Ces procès sont longs, médiatisés, techniques. Dans l’affaire Ulysse, nous avons pu rassembler assez d’éléments pour confondre les terroristes. "

L'infraction

Pour caractériser une infraction, deux éléments sont nécessaires : l’élément matériel et l’élément moral. L’élément matériel vise à mettre en avant la réalité de l’infraction et ses preuves formelles. L’élément moral est celui qui vise à rechercher si l’auteur avait véritablement l’intention de commettre son acte. La première est physique et la seconde est psychologique.
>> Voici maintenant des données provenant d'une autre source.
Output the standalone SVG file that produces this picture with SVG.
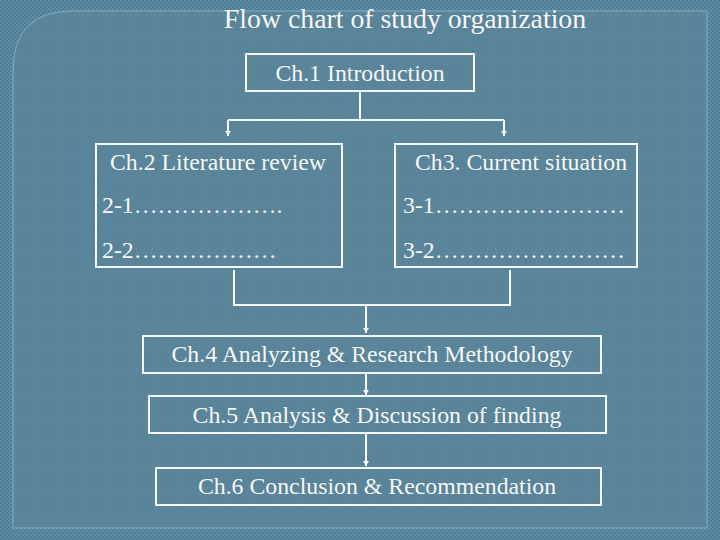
<svg xmlns="http://www.w3.org/2000/svg" width="720" height="540" viewBox="0 0 720 540">
<style>
.box{fill:none;stroke:#f4f8fa;stroke-width:2}
.t{font-family:'Liberation Serif','Tinos','Times New Roman','DejaVu Serif',serif;font-size:23.8px;fill:#f6f6f6}
.c{text-anchor:middle}
.title{font-size:27.8px}
.ln{fill:none;stroke:#f4f8fa;stroke-width:2}
</style>
<defs>
<pattern id="tex" width="4" height="4" patternUnits="userSpaceOnUse">
<rect width="4" height="4" fill="#4e7d96"/>
<rect width="2" height="2" fill="#5e8da5"/>
<rect x="2" y="2" width="2" height="2" fill="#5e8da5"/>
</pattern>
<pattern id="dots" width="24" height="24" patternUnits="userSpaceOnUse">
<rect width="24" height="24" fill="#5a8499"/>
<circle cx="12" cy="12" r="5" fill="none" stroke="#5e889d" stroke-width="1"/>
</pattern>
<marker id="ah" markerUnits="userSpaceOnUse" markerWidth="6" markerHeight="6" refX="5" refY="3" orient="auto" viewBox="0 0 6 6">
<path d="M0,0 L5,3 L0,6 Z" fill="#f4f8fa"/>
</marker>
</defs>
<rect width="720" height="540" fill="url(#tex)"/>
<path d="M13,528 V71 Q13,11 73,11 H707 V528 Z" fill="url(#dots)" stroke="#86abbf" stroke-width="1"/>
<text class="t c title" x="405" y="28">Flow chart of study organization</text>
<g id="connectors">
<path class="ln" d="M360,91 V120"/>
<path class="ln" d="M228,120 H504"/>
<path class="ln" d="M228,120 V136" marker-end="url(#ah)"/>
<path class="ln" d="M504,120 V136" marker-end="url(#ah)"/>
<path class="ln" d="M234,270 V305 H510 V270"/>
<path class="ln" d="M366,305 V333" marker-end="url(#ah)"/>
<path class="ln" d="M366,374 V395" marker-end="url(#ah)"/>
<path class="ln" d="M366,434 V466" marker-end="url(#ah)"/>
</g>
<g id="ch1">
<rect class="box" x="246" y="54" width="228" height="37"/>
<text class="t c" x="360" y="81">Ch.1 Introduction</text>
</g>
<g id="ch2">
<rect class="box" x="96" y="144" width="246" height="123"/>
<text class="t c" x="218" y="170">Ch.2 Literature review</text>
<text class="t" x="102" y="213">2-1……………….</text>
<text class="t" x="102" y="258">2-2………………</text>
</g>
<g id="ch3">
<rect class="box" x="395" y="144" width="242" height="123"/>
<text class="t c" x="521" y="170">Ch3. Current situation</text>
<text class="t" x="403" y="213">3-1……………………</text>
<text class="t" x="403" y="258">3-2……………………</text>
</g>
<g id="ch4">
<rect class="box" x="143" y="336" width="458" height="37"/>
<text class="t c" x="372" y="362">Ch.4 Analyzing &amp; Research Methodology</text>
</g>
<g id="ch5">
<rect class="box" x="149" y="396" width="457" height="37"/>
<text class="t c" x="377" y="423">Ch.5 Analysis &amp; Discussion of finding</text>
</g>
<g id="ch6">
<rect class="box" x="156" y="468" width="445" height="37"/>
<text class="t c" x="377" y="494">Ch.6 Conclusion &amp; Recommendation</text>
</g>
</svg>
Le 17 février 2021, près de quatre ans après leur arrestation, Hicham Makran et Yassine Bousseria sont condamnés à 22 ans et 24 ans de réclusion. Hicham El-Hanafi est condamné, lui, à une peine maximale de trente ans. En avril 2022, leur peine est confirmée en appel.


Quant à Sayaff, il est identifié comme étant Salah-Eddine Gourmat, un français faisant partie de la cellule de l'EI chargée des opérations extérieures. Il est tué le 4 décembre 2016 par une frappe américaine en Syrie.

 

*Leurs prénoms ont été modifiés pour garantir leur anonymat.